■ RECORDED INFORMATION:
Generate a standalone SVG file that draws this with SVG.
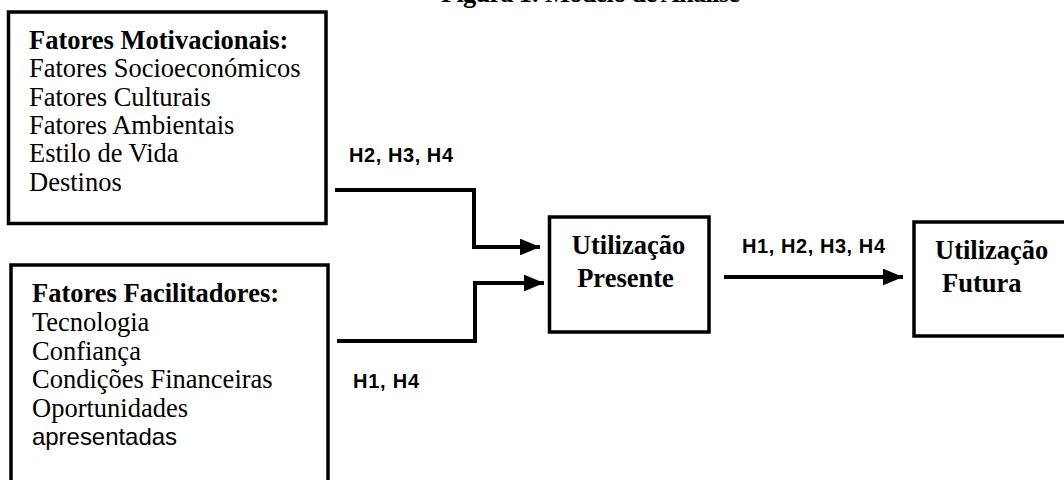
<svg xmlns="http://www.w3.org/2000/svg" width="1064" height="480" viewBox="0 0 1064 480">
<style>
.box{fill:#fff;stroke:#000;stroke-width:3.5}
.s{font-family:"Liberation Serif","Times New Roman",serif;font-size:26.5px;fill:#000}
.b{font-weight:bold}
.h{font-family:"Liberation Sans",Arial,sans-serif;font-weight:bold;font-size:20px;fill:#000}
.c{fill:none;stroke:#000;stroke-width:4}
</style>
<defs>
<marker id="ah" markerWidth="5" markerHeight="4.2" refX="5" refY="2.1" orient="auto" markerUnits="strokeWidth">
<path d="M0,0 L5,2.1 L0,4.2 Z" fill="#000"/>
</marker>
</defs>
<rect width="1064" height="480" fill="#fff"/>
<text class="s b" x="441" y="2" font-size="24" textLength="299">Figura 1: Modelo de Análise</text>
<g id="motivacionais">
<rect class="box" x="8.5" y="12" width="317.5" height="211.5"/>
<text class="s b" x="29" y="49">Fatores Motivacionais:</text>
<text class="s" x="29" y="77">Fatores Socioeconómicos</text>
<text class="s" x="29" y="106">Fatores Culturais</text>
<text class="s" x="29" y="134">Fatores Ambientais</text>
<text class="s" x="29" y="162">Estilo de Vida</text>
<text class="s" x="29" y="191">Destinos</text>
</g>
<g id="facilitadores">
<rect class="box" x="11" y="265" width="317" height="240"/>
<text class="s b" x="32" y="302">Fatores Facilitadores:</text>
<text class="s" x="32" y="331">Tecnologia</text>
<text class="s" x="32" y="360">Confiança</text>
<text class="s" x="32" y="388">Condições Financeiras</text>
<text class="s" x="32" y="417">Oportunidades</text>
<text x="32" y="445" font-family="'Liberation Sans',Arial,sans-serif" font-size="24" textLength="145">apresentadas</text>
</g>
<g id="presente">
<rect class="box" x="549.5" y="217" width="159.5" height="115"/>
<text class="s b" x="628.5" y="254" text-anchor="middle">Utilização</text>
<text class="s b" x="625.5" y="287" text-anchor="middle">Presente</text>
</g>
<g id="futura">
<rect class="box" x="914" y="222" width="200" height="114"/>
<text class="s b" x="935" y="259">Utilização</text>
<text class="s b" x="942" y="292">Futura</text>
</g>
<g id="connectors">
<path class="c" d="M335,190 H474 V247 H540" marker-end="url(#ah)"/>
<path class="c" d="M337,341 H475 V283 H544" marker-end="url(#ah)"/>
<path class="c" d="M724,277 H903" marker-end="url(#ah)"/>
<text class="h" x="349" y="162" textLength="104">H2, H3, H4</text>
<text class="h" x="353" y="388" textLength="66">H1, H4</text>
<text class="h" x="742" y="253" textLength="143">H1, H2, H3, H4</text>
</g>
</svg>
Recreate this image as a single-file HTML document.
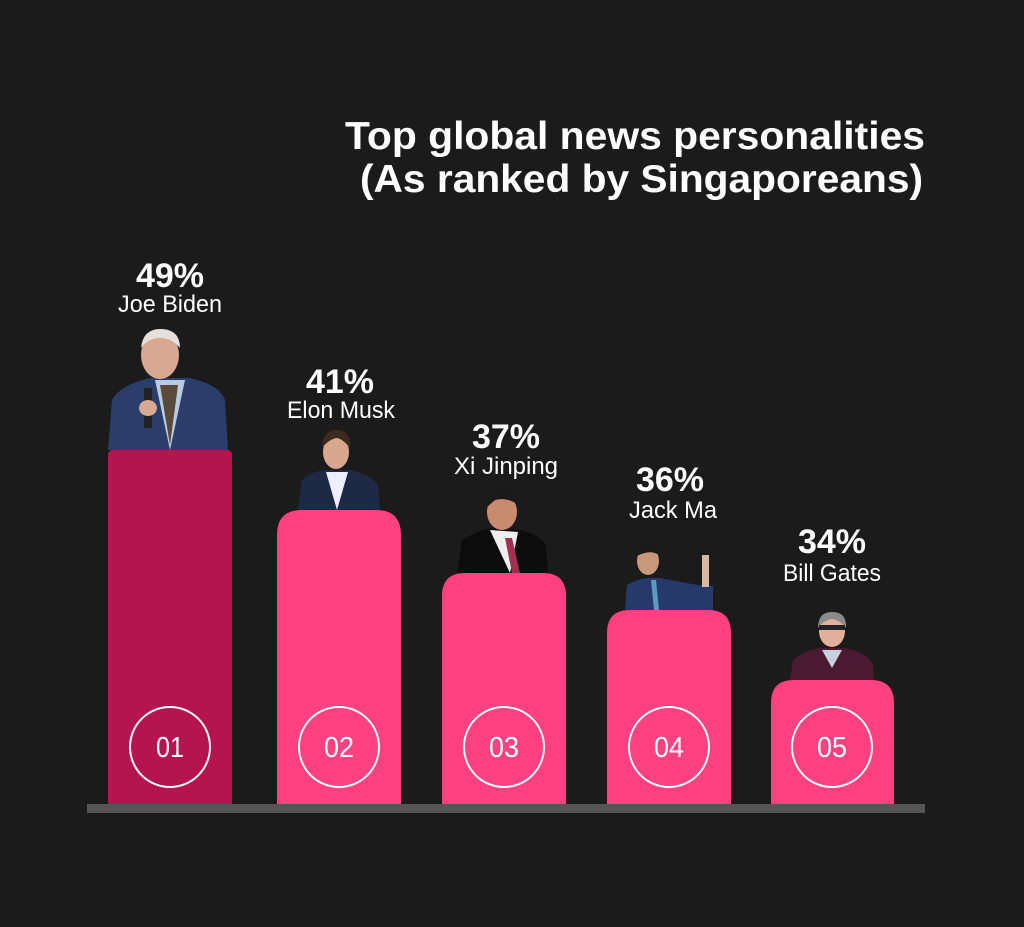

■ WRITTEN INSTRUCTION: Except for the pictures, print the data above exactly.

■ SOLVED PROBLEM:
Generate a standalone SVG file that draws this with SVG.
<svg xmlns="http://www.w3.org/2000/svg" width="1064" height="480" viewBox="0 0 1064 480">
<style>
.box{fill:#fff;stroke:#000;stroke-width:3.5}
.s{font-family:"Liberation Serif","Times New Roman",serif;font-size:26.5px;fill:#000}
.b{font-weight:bold}
.h{font-family:"Liberation Sans",Arial,sans-serif;font-weight:bold;font-size:20px;fill:#000}
.c{fill:none;stroke:#000;stroke-width:4}
</style>
<defs>
<marker id="ah" markerWidth="5" markerHeight="4.2" refX="5" refY="2.1" orient="auto" markerUnits="strokeWidth">
<path d="M0,0 L5,2.1 L0,4.2 Z" fill="#000"/>
</marker>
</defs>
<rect width="1064" height="480" fill="#fff"/>
<text class="s b" x="441" y="2" font-size="24" textLength="299">Figura 1: Modelo de Análise</text>
<g id="motivacionais">
<rect class="box" x="8.5" y="12" width="317.5" height="211.5"/>
<text class="s b" x="29" y="49">Fatores Motivacionais:</text>
<text class="s" x="29" y="77">Fatores Socioeconómicos</text>
<text class="s" x="29" y="106">Fatores Culturais</text>
<text class="s" x="29" y="134">Fatores Ambientais</text>
<text class="s" x="29" y="162">Estilo de Vida</text>
<text class="s" x="29" y="191">Destinos</text>
</g>
<g id="facilitadores">
<rect class="box" x="11" y="265" width="317" height="240"/>
<text class="s b" x="32" y="302">Fatores Facilitadores:</text>
<text class="s" x="32" y="331">Tecnologia</text>
<text class="s" x="32" y="360">Confiança</text>
<text class="s" x="32" y="388">Condições Financeiras</text>
<text class="s" x="32" y="417">Oportunidades</text>
<text x="32" y="445" font-family="'Liberation Sans',Arial,sans-serif" font-size="24" textLength="145">apresentadas</text>
</g>
<g id="presente">
<rect class="box" x="549.5" y="217" width="159.5" height="115"/>
<text class="s b" x="628.5" y="254" text-anchor="middle">Utilização</text>
<text class="s b" x="625.5" y="287" text-anchor="middle">Presente</text>
</g>
<g id="futura">
<rect class="box" x="914" y="222" width="200" height="114"/>
<text class="s b" x="935" y="259">Utilização</text>
<text class="s b" x="942" y="292">Futura</text>
</g>
<g id="connectors">
<path class="c" d="M335,190 H474 V247 H540" marker-end="url(#ah)"/>
<path class="c" d="M337,341 H475 V283 H544" marker-end="url(#ah)"/>
<path class="c" d="M724,277 H903" marker-end="url(#ah)"/>
<text class="h" x="349" y="162" textLength="104">H2, H3, H4</text>
<text class="h" x="353" y="388" textLength="66">H1, H4</text>
<text class="h" x="742" y="253" textLength="143">H1, H2, H3, H4</text>
</g>
</svg>
Recreate this image as a single-file HTML document.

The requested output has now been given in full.